作中でまほろのセリフとして出てくるが、フィルムカメラは大変スローな趣味だ。手のかかる部分も楽しみ、愛しむものだ。「待つことこそフィルムの最大の楽しみだ」「持って外に出ると景色が特別に見える」「開けてみるまで分からない宝箱」といったように、その魅力は繰り返し描かれる。
また、魅力のみでなくカメラの失敗から人間関係が変化する印象的なシーンでのセリフが見出しだ。序盤のクライマックスとなる4話からの引用で、騙している負い目から銀を避けていた もゆるが、中学時代の友人作りの失敗(軽く描いてあるのに読み返すたびに泣きそうになる)とカメラでの失敗を重ねて、次はもっと頑張ろうと仲直りを決意して呟く。仲直りの結果がどうなるかは単行本で確かめて欲しい。
8話のまほろと鈴の初同衾(枕も布団も二つだから同衾じゃない? どうなんでしょうか……。)シーンでも印象的なセリフがある。まほろの「トイカメラに興味が湧く人間は手がかかることに振り回されて喜ぶドエムかそれでも使いこなしたいドエス」というものだ。
主要な登場人物4人を見ると、誰も彼もが誰かを振り回し、そして振り回されてるし、それでも相手を思う、分かろうとする気持ちで行動している。そこにあるのは多分愛情で……。そんな登場人物たちの抱える気持ちが、カメラのもたらす縁とコミュニケーションで少しずつ解きほぐされて明確になっていたり、形を変えていく。フィルムカメラと人間の愛おしさが詰まっているのがこの作品の一番の魅力だ。

・読んで欲しい

恥ずかしながら私はこの作品を1巻発売から半年近く経ってから読んだため、2巻収録話の最初の方をまだ読めていない。そのため、写真同好会の立ち上げについてや先輩たちとの関係について把握できていないところがある。
私のように後追いでハマった人たちもいると思う。そんな単行本派には、ニコニコ静画で公開されている下記リンク(2022年1月1日更新分14話)を読んで欲しい。ちょうど2巻収録分の最初の回なのだ。
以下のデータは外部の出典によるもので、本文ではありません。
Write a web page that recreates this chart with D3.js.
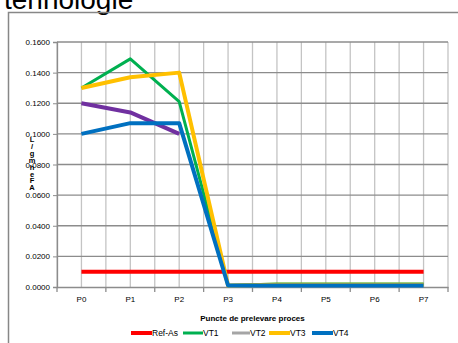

ぎんしお少々 第14話 / 若鶏にこみ - ニコニコ静画 (マンガ) http://nico.ms/mg609381

ニコニコ静画は最新話から7,8話ほど遅れているが、更新ペースが隔週のため最終的には1,2話遅れ程度までには追いつくと思われる。最新でなくていい、無課金で読みたい、という方はこちらで追ってみるのも良い。また、単行本でカラーでなくなるページもこちらではカラーで読める。

そして最新話をこれから読んでいきたいという方には断然COMIC FUZがおすすめだ。紙で買うのが不動の一位なのは変わりないが自明なので省く。

最も安価なライトプラン(月額480円)で芳文社の雑誌が全5種類(週刊漫画TIMS、きらら、キャラット、MAX、フォワード)読み放題で、単純に読むだけならこれで済む。筆者はこのプランに加入している。画質は詳しい人の記事を読んで欲しい。kindleやbookwalker読み放題はこれらの雑誌がひと月遅れ配信のため、最新で読めるCOMIC FUZでの購読をおすすめする。

また、あわせて作者のTwitterを読むことをおすすめしたい。作中や単行本でも明かされていないネタも多く発信されておりファンは必見だ。


最後に、ひとまず思いのたけを記事にぶつけたが、この作品の良さを1割も書けていない気がする。
この作品のキモは、若鶏先生の描くキャラクターたちの表情、描き込まれた背景、繊細に選び抜かれたセリフあってのものだからだ。何度読み返しても発見があり、その作りの巧妙さに唸らされる。また、同作者の過去作である『放課後すとりっぷ』もキャラクターたちの関係性の妙が詰まっていておすすめだ。ぎんしおを読んで気に入ったならそちらも読んで欲しい。

最後まで読んでくれてありがとう。